Paterno
Masculinidades insólidas
Por Ciro Araujo
Durante o Olhar de Cinema 2022
A partir de uma cena fechada dentro de um carro, um homem emerge na tela. Acompanhamos ele até que se encontra com outro, mais jovem. É a primeira vez que saímos de sua cola. Os dois seguem até uma casa de um homem negro, que apresenta sua casa, com intuito de aumentar um suposto interesse de compra. A conversa vai, conversa vem, e os interesses reais se revelam: algum empreendimento imobiliário. Através de cortinas e fachadas baseadas muito em valores masculinizados, “Paterno”, segundo longa-metragem de Marcelo Lordello, que previamente dirigiu em 2014 “Eles Voltam”.
Toda a descrição necessária para a introdução do filme se dá pela ótima execução que o cineasta brasiliense mas radicalizado em Recife. Pode-se dizer que é provavelmente mais um fruto dessa ótima “safra” de diretores pernambucanos. A obra a todo momento se desafia a trabalhar de acordo com a visão hierárquica em uma família de classe alta nordestina – que, contudo, é bem identitária de um Brasil por inteiro. “Peço que vocês tenham paciência com o filme, que ele é meio áspero”, menciona Marcelo logo antes de apresentar o longa-metragem presencialmente. De fato, o protagonista Sérgio, interpretado por Marco Ricca, está em uma balança de morais. O que determina ser um bom pai? Como não ser um capacho e sair da sola do pai? As frustrações inerentes graças à estrutura natural de uma família de tamanha riqueza, como não poder tocar projetos pessoais, ter um casamento sólido ou inclusive ouvir certas músicas. O que é forte aqui é toda a relação de Marco com seu próprio personagem, as ações e reações sutis que ele suga. Para completar, a câmera tão fechada perto dele, o invadindo e revelando sua fragilidade.
De fato, “Paterno” é um exemplo da clássica cinematografia brasileira sobre classe média alta ou alta que analisa angústias sobre essa relação. Provavelmente é assim que o filme possui sua maior pedra no caminho para se encontrar em qualidades, mas quando tal é afastado – e é possível –, encontra-se em cena um homem que não compreende sua masculinidade e o quanto ela é ameaçada por medos. Sérgio sabe imediatamente que sua família não é perfeita, pelo contrário. Entende os podres, entende como isso afetou sua vida e fala, em alto e bom som. Apesar disso, enfim, a estabilidade. O longa-metragem de Marcelo Lordello não é moralista, e nem deveria, porém também não encontra exatamente um desfecho. A bolha em que ele se encontra tem limite e é até lá que o protagonista pode caminhar, como se não quisesse atravessar ela. “Áspero”, disse o cineasta. Essa palavra ecoa na cabeça, procurando-a compreender exatamente como tal característica distribui no personagem. Complexado, suas emoções corrosivas explodem na tela, tornando-o basicamente a estrela.
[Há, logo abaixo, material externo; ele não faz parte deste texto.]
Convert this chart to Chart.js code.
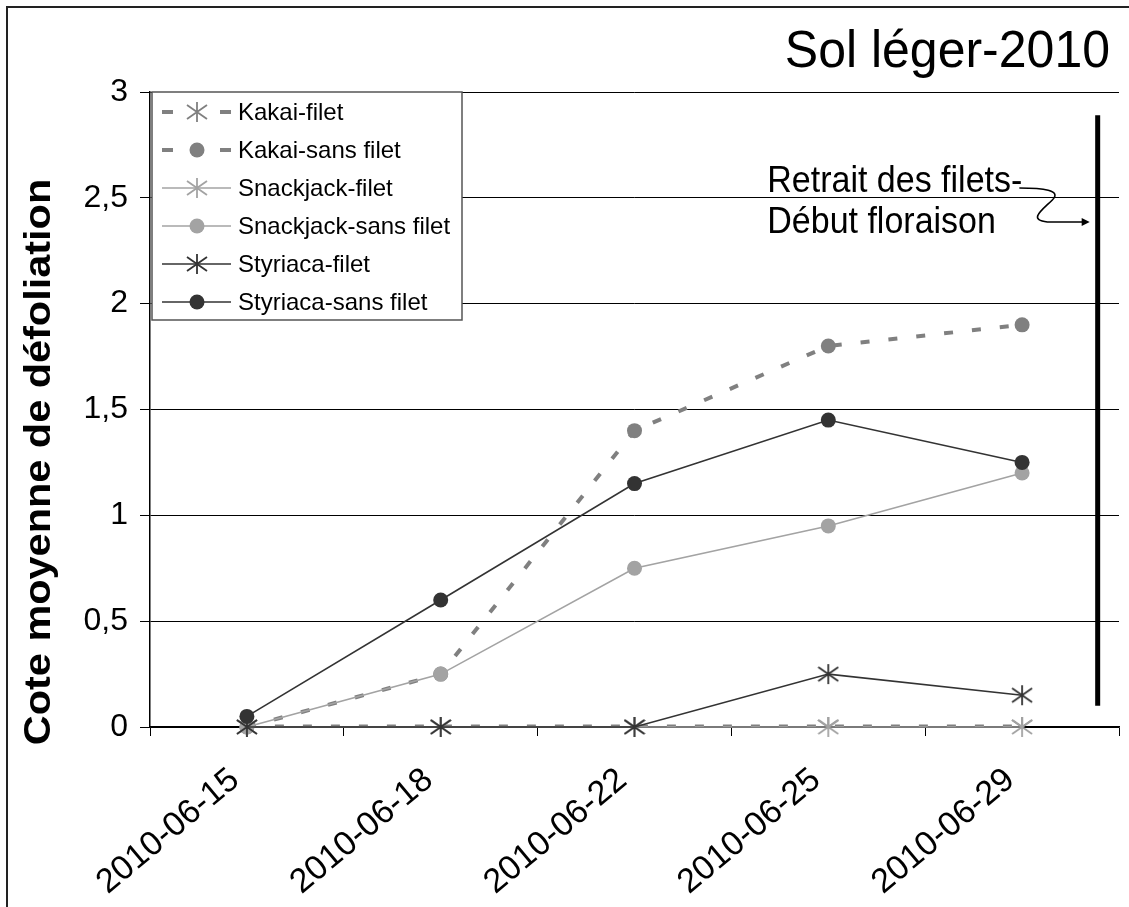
<!DOCTYPE html>
<html>
<head>
<meta charset="utf-8">
<script src="https://cdn.jsdelivr.net/npm/chart.js@4.4.1/dist/chart.umd.min.js"></script>
<style>
  html, body { margin: 0; padding: 0; background: #fff; }
  canvas { display: block; }
</style>
</head>
<body>
<canvas id="chart" width="1129" height="907"></canvas>
<script>
const categories = ["2010-06-15", "2010-06-18", "2010-06-22", "2010-06-25", "2010-06-29"];
const kakaiFilet = [0, 0, 0, 0, 0];
const kakaiSansFilet = [0, 0.25, 1.4, 1.8, 1.9];
const snackjackFilet = [0, 0, 0, 0, 0];
const snackjackSansFilet = [0, 0.25, 0.75, 0.95, 1.2];
const styriacaFilet = [0, 0, 0, 0.25, 0.15];
const styriacaSansFilet = [0.05, 0.6, 1.15, 1.45, 1.25];
const yTicks = [0, 0.5, 1, 1.5, 2, 2.5, 3];

const chartTitle = "Sol léger-2010";
const yTitle = "Cote moyenne de défoliation";
const noteLines = ["Retrait des filets-", "Début floraison"];
// annotation position in data units (category index, value)
const noteAt = { x: 2.685, y: [2.575, 2.38] };
const markerLine = { x: 4.39, from: 0.1, to: 2.89 };

const FONT = "'Liberation Sans', Arial, sans-serif";

const KAKAI = "#808080";
const SNACK = "#a3a3a3";
const STYR = "#333333";

function asterisk(color) {
  const c = document.createElement("canvas");
  c.width = 22; c.height = 22;
  const g = c.getContext("2d");
  g.strokeStyle = color;
  g.lineWidth = 1.8;
  g.beginPath();
  g.moveTo(11, 1); g.lineTo(11, 21);
  g.moveTo(1, 4); g.lineTo(21, 18);
  g.moveTo(1, 18); g.lineTo(21, 4);
  g.stroke();
  return c;
}

function series(label, data, color, opts) {
  return Object.assign({
    label,
    data,
    borderColor: color,
    backgroundColor: color,
    pointBackgroundColor: color,
    pointBorderColor: color,
    pointBorderWidth: 0,
    tension: 0,
    fill: false,
    clip: false,
  }, opts);
}

const datasets = [
  series("Kakai-filet", kakaiFilet, KAKAI, { borderWidth: 5, borderDash: [9, 19], pointStyle: asterisk(KAKAI), pointRadius: 10, order: 6, clip: 0 }),
  series("Kakai-sans filet", kakaiSansFilet, KAKAI, { borderWidth: 4, borderDash: [9, 19], pointStyle: "circle", pointRadius: 7.5, order: 5 }),
  series("Snackjack-filet", snackjackFilet, SNACK, { borderWidth: 1.6, pointStyle: asterisk(SNACK), pointRadius: 10, order: 4 }),
  series("Snackjack-sans filet", snackjackSansFilet, SNACK, { borderWidth: 1.6, pointStyle: "circle", pointRadius: 7.5, order: 3 }),
  series("Styriaca-filet", styriacaFilet, STYR, { borderWidth: 1.6, pointStyle: asterisk(STYR), pointRadius: 10, order: 2 }),
  series("Styriaca-sans filet", styriacaSansFilet, STYR, { borderWidth: 1.6, pointStyle: "circle", pointRadius: 7.5, order: 1 }),
];

function stretchedText(ctx, text, x, y, k) {
  ctx.save();
  ctx.translate(x, y);
  ctx.scale(1, k);
  ctx.fillText(text, 0, 0);
  ctx.restore();
}

const decorations = {
  id: "decorations",
  beforeDraw(chart) {
    const ctx = chart.ctx;
    ctx.save();
    ctx.fillStyle = "#fff";
    ctx.fillRect(0, 0, chart.width, chart.height);
    ctx.restore();
  },
  afterDraw(chart) {
    const ctx = chart.ctx;
    const area = chart.chartArea;
    const xs = chart.scales.x, ys = chart.scales.y;
    ctx.save();

    // outer frame (only top and left visible)
    ctx.strokeStyle = "#222";
    ctx.lineWidth = 2;
    ctx.beginPath();
    ctx.moveTo(7, chart.height);
    ctx.lineTo(7, 7);
    ctx.lineTo(chart.width, 7);
    ctx.stroke();

    // title
    ctx.fillStyle = "#000";
    ctx.font = "50px " + FONT;
    ctx.textAlign = "right";
    ctx.textBaseline = "alphabetic";
    stretchedText(ctx, chartTitle, 1110, 67, 1.04);

    // y axis title
    ctx.save();
    ctx.translate(40, 462);
    ctx.rotate(-Math.PI / 2);
    ctx.scale(1.12, 1);
    ctx.font = "bold 37px " + FONT;
    ctx.textAlign = "center";
    ctx.textBaseline = "middle";
    ctx.fillText(yTitle, 0, 0);
    ctx.restore();

    // legend
    const lx = area.left + 2, ly = area.top, lw = 310, lh = 228;
    ctx.fillStyle = "#fff";
    ctx.fillRect(lx, ly, lw, lh);
    ctx.strokeStyle = "#555";
    ctx.lineWidth = 1.5;
    ctx.strokeRect(lx, ly, lw, lh);
    chart.data.datasets.forEach((ds, i) => {
      const ry = ly + 20 + i * 38;
      ctx.save();
      ctx.strokeStyle = ds.borderColor;
      ctx.lineWidth = Math.min(ds.borderWidth, 4);
      if (ds.borderDash) ctx.setLineDash([11, 47]);
      ctx.beginPath();
      ctx.moveTo(lx + 10, ry);
      ctx.lineTo(lx + 79, ry);
      ctx.stroke();
      ctx.restore();
      if (ds.pointStyle === "circle") {
        ctx.fillStyle = ds.backgroundColor;
        ctx.beginPath();
        ctx.arc(lx + 45, ry, 7.5, 0, Math.PI * 2);
        ctx.fill();
      } else {
        ctx.drawImage(ds.pointStyle, lx + 45 - 11, ry - 11);
      }
      ctx.fillStyle = "#000";
      ctx.font = "24px " + FONT;
      ctx.textAlign = "left";
      ctx.textBaseline = "middle";
      ctx.fillText(ds.label, lx + 86, ry + 1);
    });

    // marker line
    const vx = xs.getPixelForValue(markerLine.x);
    ctx.strokeStyle = "#000";
    ctx.lineWidth = 5;
    ctx.beginPath();
    ctx.moveTo(vx, ys.getPixelForValue(markerLine.from));
    ctx.lineTo(vx, ys.getPixelForValue(markerLine.to));
    ctx.stroke();

    // note text
    const tx = xs.getPixelForValue(noteAt.x);
    ctx.fillStyle = "#000";
    ctx.font = "34px " + FONT;
    ctx.textAlign = "left";
    ctx.textBaseline = "middle";
    const ty1 = ys.getPixelForValue(noteAt.y[0]);
    const ty2 = ys.getPixelForValue(noteAt.y[1]);
    stretchedText(ctx, noteLines[0], tx, ty1, 1.08);
    stretchedText(ctx, noteLines[1], tx, ty2, 1.08);

    // curly arrow
    const ax = tx + ctx.measureText(noteLines[0]).width - 3;
    const ay = ty1 + 6;
    ctx.strokeStyle = "#000";
    ctx.lineWidth = 1.6;
    ctx.beginPath();
    ctx.moveTo(ax, ay);
    ctx.bezierCurveTo(ax + 23, ay, ax + 43, ay + 2, ax + 33, ay + 12);
    ctx.bezierCurveTo(ax + 23, ay + 22, ax + 8, ay + 32, ax + 28, ay + 34);
    ctx.lineTo(vx - 14, ay + 34);
    ctx.stroke();
    ctx.fillStyle = "#000";
    ctx.beginPath();
    ctx.moveTo(vx - 8, ay + 34);
    ctx.lineTo(vx - 16, ay + 30);
    ctx.lineTo(vx - 16, ay + 38);
    ctx.closePath();
    ctx.fill();

    ctx.restore();
  },
};

new Chart(document.getElementById("chart"), {
  type: "line",
  data: { labels: categories, datasets },
  options: {
    responsive: false,
    animation: false,
    layout: { padding: { top: 92, left: 0, right: 0, bottom: 0 } },
    plugins: {
      legend: { display: false },
      tooltip: { enabled: false },
      title: { display: false },
    },
    scales: {
      x: {
        offset: true,
        grid: { drawOnChartArea: false, drawTicks: true, tickLength: 9, color: "#000", offset: true },
        border: { color: "#000", width: 1.5 },
        ticks: {
          font: { family: FONT, size: 34 },
          color: "#000",
          minRotation: 40,
          maxRotation: 40,
          autoSkip: false,
          padding: 24,
          labelOffset: -12,
        },
        afterFit: (s) => { s.height = 180; },
      },
      y: {
        min: 0,
        max: 3,
        afterBuildTicks: (s) => { s.ticks = yTicks.map((v) => ({ value: v })); },
        grid: { color: "#000", lineWidth: 1, tickLength: 10, drawTicks: true },
        border: { color: "#000", width: 1.5 },
        ticks: {
          font: { family: FONT, size: 32 },
          color: "#000",
          padding: 12,
          callback: (v) => String(v).replace(".", ","),
        },
        afterFit: (s) => { s.width = 150; },
      },
    },
  },
  plugins: [decorations],
});
</script>
</body>
</html>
É ainda inegável que essa teimosia encontrada na obra torne-a difícil de ir além, de atravessar para mais. Questões racistas são cômicas, apesar de não possuírem esse intuito. Não são muito efetivas, mas trabalham para caracterizar o ambiente de Sérgio. A transparência, finalmente lidada em uma cena, possui o poder de deixar tão óbvio como essa estratificação social funciona. Personagens negros sempre são rebaixados, por claros motivos. Rejane Faria explode emotivamente quando é permitida, nos finalmente das quase duas horas de filme. Essa é a exceção. Assim como o filho de Sérgio, que é muito mais um dispositivo para representar as relações hierárquicas mantidas pela família Bittencourt. O espelho investido para o protagonista se enxergar através de sua própria sucessão é um arquétipo tão clássico que familiariza a expectativa.
Apesar do ultra-realismo promovido pela direção, seja pelas reações, atuações ou inclusive uso de palavras. A quebra rítmica promovida sob imagens irreais ou fictícias funcionam em uma cadência tão interessante. Em um determinado momento, uma cena de funeral: a cúpula da empreiteira da família se encontra, todos de ternos, e conversam sobre os próximos movimentos sobre os negócios. Por fim, se desculpam por realizar a reunião em meio ao tal funeral. A cena mafiosa atravessa comicidade e interpela pelo realismo proposto inicialmente. Ou cenas de investigação e perseguição, totalmente fora de cabimento do que Marcelo Lordello nos apresenta. Essa catarse é benéfica para o filme que contém, ao menos narrativamente, uma gramática já tradicionalista no cânone brasileiro. É como se existisse precisão depois da repetição em “Paterno”.